Financing a Construction Project is about choosing the right strategy to keep your operations smooth, your team paid, and your project on track. I know this post might not be the flashiest, but it’s one of the most common questions I get from contractors:
“How can I make sure I’ve got enough funds to take on bigger projects without risking everything?”
The truth is, it starts with knowing your numbers—your current financial position and the cash flow status of every project you’re managing. Without that clarity, even the best funding strategy can fall apart.
Here’s a no-nonsense breakdown of five practical ways to fund your next construction project, with a bit more insight into each:
1. Company Funds / Reserves
If your business has built up reserves over time, this is the cleanest and most straightforward way to finance a project. You’re using your own capital—no interest, no repayments, no external pressure.
But here’s the catch: it’s easy to underestimate how much you’ll need for future plans, emergencies, or slower months. Before dipping into reserves, make sure you’ve got a buffer in place. Think of it like using your savings—you want to invest in growth, not leave yourself exposed.
2. Cash Flow from Another Project
This is a smart move if you’ve got a well-managed project that’s generating consistent income. Redirecting surplus cash into a new job can keep your business moving without taking on new debt.
However, this only works if you’re on top of your numbers. You need to know exactly how much profit the current project is generating, how much of that is truly available, and what impact it will have if timelines shift or costs rise. It’s a balancing act—but when done right, it’s a powerful way to self-fund growth.
3. Overdraft with Your Own Bank
An overdraft can be a useful short-term tool to bridge timing gaps—especially when client payments are delayed or unexpected costs pop up. It gives you quick access to funds without the paperwork of a loan.
But be cautious: overdrafts often come with higher interest rates, and if you rely on them too often, it can signal cash flow issues to your bank. Use it as a buffer, not a crutch.
4. Invoice Finance
This option lets you unlock the value of unpaid invoices—essentially getting paid faster for work you’ve already done. It can be a lifesaver when cash is tied up and you need liquidity to keep moving.

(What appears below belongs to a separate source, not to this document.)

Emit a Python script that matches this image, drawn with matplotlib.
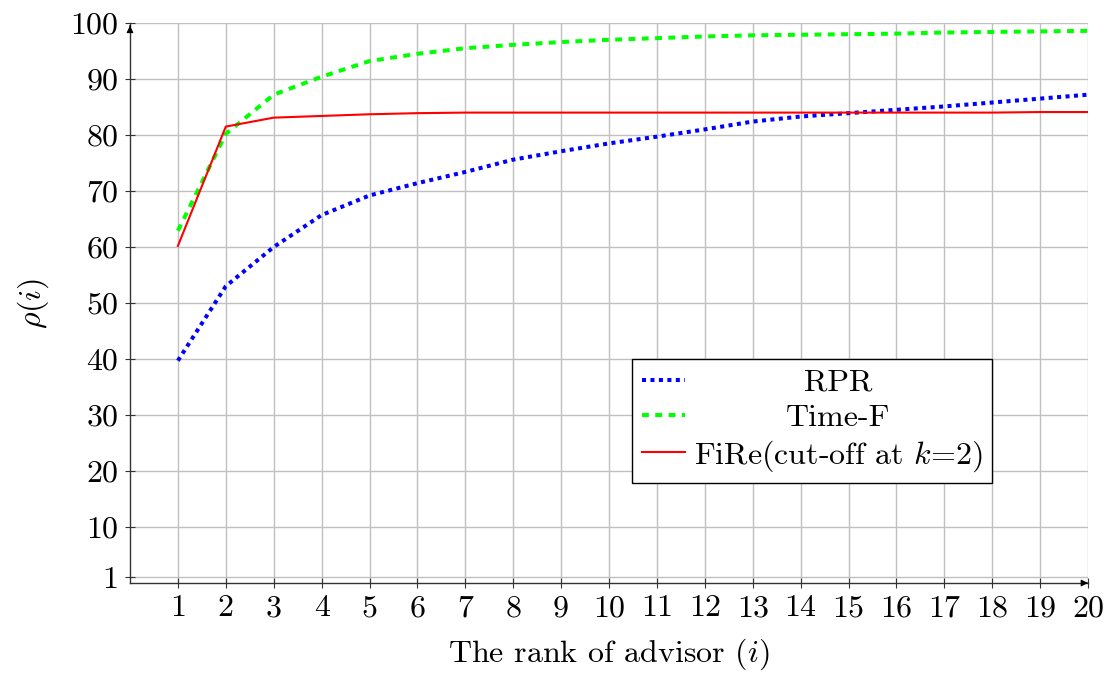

That said, invoice finance can be one of the more expensive funding options. Fees vary, and if not managed carefully, it can eat into your margins. But if you’re working with reliable clients and have a solid invoicing process, it can be a flexible way to stay liquid without taking on traditional debt.
5. A Loan
When you need serious capital—whether it’s for equipment, materials, or scaling up—a loan can provide the breathing room you need. The key is to work with a lender who understands the construction industry.
Construction has unique challenges: long payment cycles, retention clauses, and unpredictable timelines. A lender who gets that can structure terms that work for your business, not against it. Look for flexibility, transparency, and support—not just a low interest rate.

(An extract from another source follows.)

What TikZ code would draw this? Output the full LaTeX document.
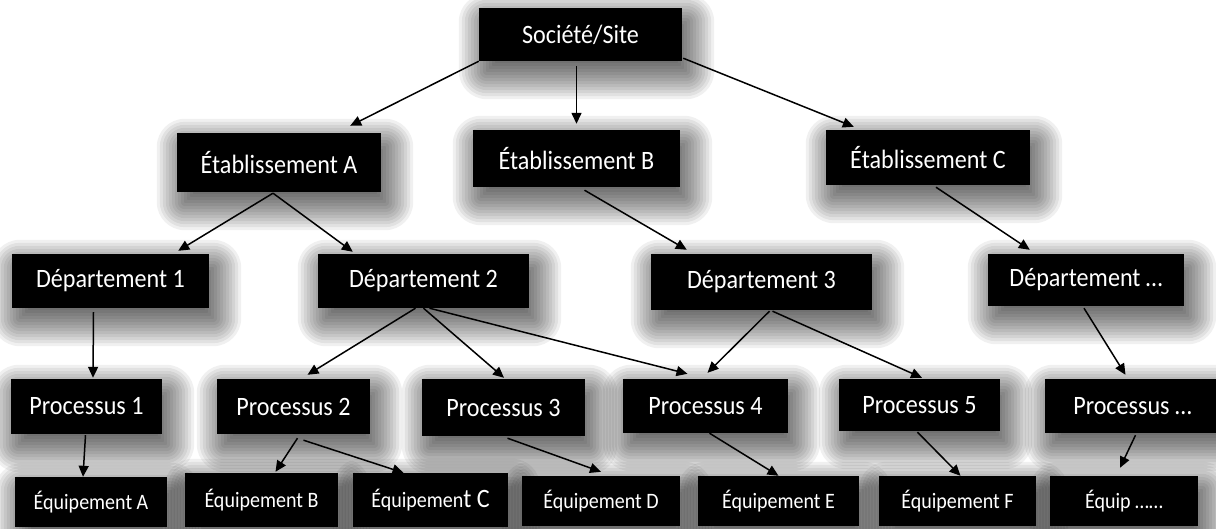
\documentclass[tikz,border=0pt]{standalone}
\usepackage{fontspec}
\setmainfont{Carlito}[FakeStretch=0.91]
\usetikzlibrary{arrows.meta,backgrounds}
\begin{document}
\begin{tikzpicture}[x=1pt,y=-1pt,
  box/.style={fill=black,text=white,inner sep=0pt,font=\fontsize{26.5}{30}\selectfont},
  eqbox/.style={box,font=\fontsize{22}{26}\selectfont},
  arr/.style={line width=1.5pt,-{Triangle[length=11pt,width=10pt]}},
]
\useasboundingbox (0,0) rectangle (1216,529);
% level 0
\node[box,minimum width=203pt,minimum height=53pt] (soc) at (580.5,34.5) {Société/Site};
% level 1
\node[box,minimum width=204pt,minimum height=59pt] (ea) at (279,162.5) {Établissement A};
\node[box,minimum width=207pt,minimum height=57pt] (eb) at (576.5,158.5) {Établissement B};
\node[box,minimum width=204pt,minimum height=55pt] (ec) at (928,157.5) {Établissement C};
% level 2
\node[box,minimum width=197pt,minimum height=54pt] (d1) at (110.5,281) {Département 1};
\node[box,minimum width=211pt,minimum height=54pt] (d2) at (423.5,281) {Département 2};
\node[box,minimum width=221pt,minimum height=56pt] (d3) at (761.5,282) {Département 3};
\node[box,minimum width=196pt,minimum height=52pt] (dx) at (1086,280) {Département …};
% level 3
\node[box,minimum width=151pt,minimum height=55pt] (p1) at (86.5,406.5) {Processus 1};
\node[box,minimum width=153pt,minimum height=55pt] (p2) at (293.5,406.5) {Processus 2};
\node[box,minimum width=163pt,minimum height=57pt] (p3) at (503.5,407.5) {Processus 3};
\node[box,minimum width=165pt,minimum height=54pt] (p4) at (705.5,406) {Processus 4};
\node[box,minimum width=161pt,minimum height=52pt] (p5) at (919.5,405) {Processus 5};
\node[box,minimum width=175pt,minimum height=54pt] (px) at (1132.5,406) {Processus …};
% level 4
\node[eqbox,minimum width=152pt,minimum height=50pt] (eqa) at (91,502) {Équipement A};
\node[eqbox,minimum width=153pt,minimum height=54pt] (eqb) at (261.5,500) {Équipement B};
\node[eqbox,minimum width=155pt,minimum height=54pt] (eqc) at (430.5,500) {{\fontsize{22}{26}\selectfont Équipemen}{\fontsize{26.5}{30}\selectfont t C}};
\node[eqbox,minimum width=158pt,minimum height=50pt] (eqd) at (601,501) {Équipement D};
\node[eqbox,minimum width=161pt,minimum height=50pt] (eqe) at (778.5,501) {Équipement E};
\node[eqbox,minimum width=157pt,minimum height=50pt] (eqf) at (957.5,501) {Équipement F};
\node[eqbox,minimum width=148pt,minimum height=50pt] (eqx) at (1124,501) {Équip ……};
% shadows
\begin{pgfonlayer}{background}
\fill[white] (0,0) rectangle (1216,529);
\foreach \n in {soc,ea,eb,ec,d1,d2,d3,dx,p1,p2,p3,p4,p5,px,eqa,eqb,eqc,eqd,eqe,eqf,eqx}{
  \foreach \i in {0,...,12}{
    \pgfmathsetmacro\r{-10+3*\i}
    \pgfmathsetmacro\c{max(\r,0)+2}
    \fill[black,opacity=0.06,rounded corners=\c pt]
      ([shift={(6-\r,12-\r)}]\n.north west) rectangle ([shift={(6+\r,12+\r)}]\n.south east);
  }
}
\end{pgfonlayer}
% connectors
\draw[arr] (soc.south west) -- ([shift={(-31,-7)}]ea.north east);
\draw[arr] ([shift={(-4,5)}]soc.south) -- ([shift={(0,-6)}]eb.north);
\draw[arr] ([shift={(1,-3)}]soc.south east) -- ([shift={(28,-3)}]ec.north west);
\draw[arr] ([shift={(-6,1)}]ea.south) -- ([shift={(-31,-3)}]d1.north east);
\draw[arr] ([shift={(-6,1)}]ea.south) -- ([shift={(35,-2)}]d2.north west);
\draw[arr] ([shift={(8,3)}]eb.south) -- ([shift={(36,-4)}]d3.north west);
\draw[arr] ([shift={(8,2)}]ec.south) -- ([shift={(42,-4)}]dx.north west);
\draw[arr] ([shift={(-17,4)}]d1.south) -- ([shift={(6.5,-1)}]p1.north);
\draw[arr] ([shift={(-8,0)}]d2.south) -- ([shift={(14,-4)}]p2.north);
\draw[arr] (d2.south) -- ([shift={(0.5,-1)}]p3.north);
\draw[arr] ([shift={(6,0)}]d2.south) -- ([shift={(-18,-5)}]p4.north);
\draw[arr] ([shift={(8,1)}]d3.south) -- ([shift={(2,-6)}]p4.north);
\draw[arr] ([shift={(11,1)}]d3.south) -- ([shift={(2.5,-1)}]p5.north);
\draw[arr] ([shift={(-2,2)}]dx.south) -- ([shift={(-7,-4)}]px.north);
\draw[arr] ([shift={(-1,1)}]p1.south) -- ([shift={(-8,0)}]eqa.north);
\draw[arr] ([shift={(4,4)}]p2.south) -- ([shift={(14,-1)}]eqb.north);
\draw[arr] ([shift={(10,6)}]p2.south) -- ([shift={(-27,0)}]eqc.north);
\draw[arr] ([shift={(4,2)}]p3.south) -- ([shift={(0,-4)}]eqd.north);
\draw[arr] ([shift={(4,0)}]p4.south) -- (eqe.north);
\draw[arr] ([shift={(-2,1)}]p5.south) -- ([shift={(3,0)}]eqf.north);
\draw[arr] ([shift={(3,2)}]px.south) -- ([shift={(-4,-8)}]eqx.north);
\end{tikzpicture}
\end{document}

Bonus Tip: Work with the Right Bank
Speaking of lenders, I’ve seen great things from Allica Bank when it comes to supporting construction firms. They understand the cash flow cycles, the risks, and the growth potential in this industry. Their financing solutions are built with construction in mind—not just generic business loans.
Final Thought
A well-funded project is a successful project. But it’s not just about having money—it’s about having the right funding strategy. One that supports your goals, protects your cash flow, and keeps your business moving forward without unnecessary stress.
So, what’s your go-to strategy when it comes to funding your projects? Let’s share ideas.